Oct 25, 2011 01:40
Feeling a bit lonely this week, and introspective. Haven't seen Hunter since Tuesday, and work at the Buy More has been annoying.
Hunter's been given a grant to start a new business, the Guru Signal, with a few of his colleagues. Which is awesome for him, not so awesome for us in that he's extremely busy. Beyond that, Saturday he helped to run a Breast Cancer Brawl and helped raise over 1000 bux for charity, and while I would have loved to join him, I had work. So yeah, no cuddlings or anything for a whole week.
I know it seems kind of ridiculous to be upset about it, since we've only been dating a month, but combined with the stress of work, it's just got me more melancholy.
I finally got bumped up to full-time status, which means hurray, I can get medical. The disappointing, and frustrating, part is the realization that I don't think I can afford it. The only tier that has a deductible I can afford winds up being around $100 out of every paycheck... the next one down from that is twice the deductible, but still $50 out of every paycheck. Put that together with the fact that I'll no longer qualify for food stamps, I'll have to pay mom more rent to cover the absence of my dead-beat brother, and that starting in May I'll have to start paying back my student loans again, all means together I won't be making any positive income, and will be digging a hole every month. So I pestered that long to get full-time status, but it doesn't actually get me anything.
So given the financial woes, I started day-dreaming about winning the lottery. It's not going to happen, but even a part of the 174mil would be awesome.

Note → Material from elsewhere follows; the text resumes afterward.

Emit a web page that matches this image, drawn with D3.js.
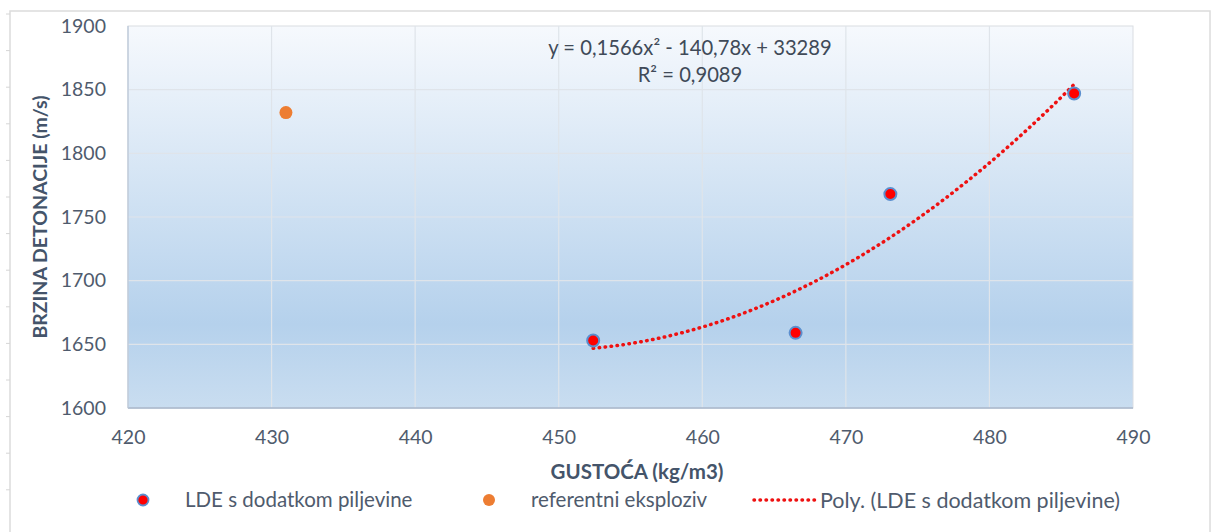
<!DOCTYPE html>
<html><head><meta charset="utf-8">
<script src="https://cdn.jsdelivr.net/npm/d3@7"></script>
<style>body{margin:0;background:#fff;}svg{display:block;}</style>
</head><body>
<svg id="c" width="1212" height="532"></svg>
<script>
const ldeX = [452.4, 466.5, 473.1, 485.9];
const ldeY = [1653, 1659, 1768, 1847];
const refX = [431.0];
const refY = [1832];
const xTicks = [420, 430, 440, 450, 460, 470, 480, 490];
const yTicks = [1600, 1650, 1700, 1750, 1800, 1850, 1900];
const equationText = "y = 0,1566x² - 140,78x + 33289";
const r2Text = "R² = 0,9089";
const legendLabels = ["LDE s dodatkom piljevine", "referentni eksploziv", "Poly. (LDE s dodatkom piljevine)"];
const xTitle = "GUSTOĆA (kg/m3)";
const yTitle = "BRZINA DETONACIJE (m/s)";

const FONT = "Lato, 'Open Sans', sans-serif";
const TXT = "#4f5b6d";
const svg = d3.select("#c");
const L = 128, R = 1133, T = 26, B = 408;
const x = d3.scaleLinear().domain([420, 490]).range([L, R]);
const y = d3.scaleLinear().domain([1600, 1900]).range([B, T]);

// chart border
svg.append("rect").attr("x", 10).attr("y", 11).attr("width", 1200).attr("height", 530)
  .attr("fill", "none").attr("stroke", "#dcdcdc").attr("stroke-width", 1.5);
// faint ruler marks
svg.append("g").selectAll("line").data(d3.range(0, 14)).join("line")
  .attr("x1", 6).attr("x2", 10).attr("y1", d => 14 + 36.6 * d).attr("y2", d => 14 + 36.6 * d)
  .attr("stroke", "#d6d6d6").attr("stroke-width", 1);

const defs = svg.append("defs");
const g = defs.append("linearGradient").attr("id", "bg").attr("x1", 0).attr("y1", 0).attr("x2", 0).attr("y2", 1);
g.append("stop").attr("offset", "0%").attr("stop-color", "#f6f9fd");
g.append("stop").attr("offset", "78%").attr("stop-color", "#b5d1ec");
g.append("stop").attr("offset", "100%").attr("stop-color", "#c9ddf0");

svg.append("rect").attr("x", L).attr("y", T).attr("width", R - L).attr("height", B - T)
  .attr("fill", "url(#bg)").attr("stroke", "#dadde2").attr("stroke-width", 1);

// gridlines
svg.append("g").selectAll("line").data(xTicks.slice(1, -1)).join("line")
  .attr("x1", d => x(d)).attr("x2", d => x(d)).attr("y1", T).attr("y2", B)
  .attr("stroke", "#dfe4ea").attr("stroke-width", 1.2);
svg.append("g").selectAll("line").data(yTicks.slice(1, -1)).join("line")
  .attr("x1", L).attr("x2", R).attr("y1", d => y(d)).attr("y2", d => y(d))
  .attr("stroke", "#dfe4ea").attr("stroke-width", 1.2);
// axis lines
svg.append("line").attr("x1", L).attr("x2", R).attr("y1", B).attr("y2", B).attr("stroke", "#a7b6cb").attr("stroke-width", 1.5);
svg.append("line").attr("x1", L).attr("x2", L).attr("y1", T).attr("y2", B).attr("stroke", "#b9c6d8").attr("stroke-width", 1.2);

// axes via d3
const xAxis = svg.append("g").attr("transform", `translate(0,${B})`)
  .call(d3.axisBottom(x).tickValues(xTicks).tickSize(0).tickPadding(22).tickFormat(d3.format("d")));
const yAxis = svg.append("g").attr("transform", `translate(${L},0)`)
  .call(d3.axisLeft(y).tickValues(yTicks).tickSize(0).tickPadding(22).tickFormat(d3.format("d")));
[xAxis, yAxis].forEach(a => {
  a.select(".domain").remove();
  a.selectAll("text").attr("font-family", FONT).attr("font-size", 19.5).attr("fill", TXT);
});

// titles
svg.append("text").attr("x", 637).attr("y", 479).attr("text-anchor", "middle")
  .attr("font-family", FONT).attr("font-weight", "bold").attr("font-size", 20.5).attr("fill", "#44546a").text(xTitle);
svg.append("text").attr("transform", `translate(47,${(T + B) / 2}) rotate(-90)`).attr("text-anchor", "middle")
  .attr("font-family", FONT).attr("font-weight", "bold").attr("font-size", 19.5).attr("fill", "#44546a").text(yTitle);

// quadratic least squares fit
function polyFit(xs, ys) {
  const x0 = d3.mean(xs);
  const S = [0, 0, 0, 0, 0], Sy = [0, 0, 0];
  xs.forEach((xv, i) => {
    const t = xv - x0;
    for (let k = 0; k < 5; k++) S[k] += Math.pow(t, k);
    for (let k = 0; k < 3; k++) Sy[k] += ys[i] * Math.pow(t, k);
  });
  const A = [[S[0], S[1], S[2], Sy[0]], [S[1], S[2], S[3], Sy[1]], [S[2], S[3], S[4], Sy[2]]];
  for (let i = 0; i < 3; i++) {
    for (let j = i + 1; j < 3; j++) {
      const f = A[j][i] / A[i][i];
      for (let k = i; k < 4; k++) A[j][k] -= f * A[i][k];
    }
  }
  const c = [0, 0, 0];
  for (let i = 2; i >= 0; i--) {
    let s = A[i][3];
    for (let k = i + 1; k < 3; k++) s -= A[i][k] * c[k];
    c[i] = s / A[i][i];
  }
  return xv => c[0] + c[1] * (xv - x0) + c[2] * (xv - x0) * (xv - x0);
}
const fit = polyFit(ldeX, ldeY);
const xs = d3.range(0, 61).map(i => ldeX[0] + (ldeX[ldeX.length - 1] - ldeX[0]) * i / 60);
const trend = xs.map(v => [v, fit(v)]);

svg.append("path").datum(trend)
  .attr("d", d3.line().x(d => x(d[0])).y(d => y(d[1])))
  .attr("fill", "none").attr("stroke", "#ee1111").attr("stroke-width", 3.5)
  .attr("stroke-dasharray", "0.5 5.5").attr("stroke-linecap", "round");

// points
const lde = ldeX.map((v, i) => [v, ldeY[i]]);
const ref = refX.map((v, i) => [v, refY[i]]);
const blur = defs.append("filter").attr("id", "glow").attr("x", "-50%").attr("y", "-50%").attr("width", "200%").attr("height", "200%");
blur.append("feGaussianBlur").attr("stdDeviation", 0.6);
svg.append("g").selectAll("circle").data(lde).join("circle")
  .attr("cx", d => x(d[0])).attr("cy", d => y(d[1])).attr("r", 6)
  .attr("fill", "#ff0000").attr("stroke", "#5b8fcf").attr("stroke-width", 2).attr("filter", "url(#glow)");
svg.append("g").selectAll("circle").data(ref).join("circle")
  .attr("cx", d => x(d[0])).attr("cy", d => y(d[1])).attr("r", 6.5)
  .attr("fill", "#ed7d31").attr("filter", "url(#glow)");

// equation
svg.append("text").attr("x", 690).attr("y", 55).attr("text-anchor", "middle")
  .attr("font-family", FONT).attr("font-size", 20.2).attr("fill", "#404a58").text(equationText);
svg.append("text").attr("x", 690).attr("y", 82).attr("text-anchor", "middle")
  .attr("font-family", FONT).attr("font-size", 20.2).attr("fill", "#404a58").text(r2Text);

// legend
const ly = 500;
const leg = svg.append("g").attr("font-family", FONT).attr("font-size", 20.5).attr("fill", TXT);
leg.append("circle").attr("cx", 143).attr("cy", ly).attr("r", 5.5).attr("fill", "#ff0000").attr("stroke", "#5b8fcf").attr("stroke-width", 1.8).attr("filter", "url(#glow)");
leg.append("text").attr("x", 185).attr("y", ly).attr("dy", "0.35em").text(legendLabels[0]);
leg.append("circle").attr("cx", 489).attr("cy", ly).attr("r", 6).attr("fill", "#ed7d31").attr("filter", "url(#glow)");
leg.append("text").attr("x", 531).attr("y", ly).attr("dy", "0.35em").text(legendLabels[1]);
leg.append("line").attr("x1", 754).attr("x2", 816).attr("y1", ly).attr("y2", ly)
  .attr("stroke", "#ee1111").attr("stroke-width", 3.5).attr("stroke-dasharray", "0.5 5.5").attr("stroke-linecap", "round");
leg.append("text").attr("x", 820).attr("y", ly).attr("dy", "0.35em").attr("font-size", 21.5).text(legendLabels[2]);
</script>
</body></html>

And thinking about the lottery made me think what I'd do with it. Like offer to pay for my nephews to go to college provided that they remained unmarried and childless until after they graduated - which was a condition that my father had set for me. He'd pay for my wedding provided he could pay for my college first.
Which, got me thinking about the fact that Dad'll never be able to pay for my wedding.
So naturally, I'm being emotional and over sensitive, and the back of my mind is worried that Hunter doesn't like me, and that as quickly as we started dating, we'll stop. Unfounded, I know, especially given the clues he's given me that he enjoys my company at least as much as I enjoy his. But the worry is still there.
Four days off from work, to do arts and collect myself, and hopefully hang out with Hunter... It should get better.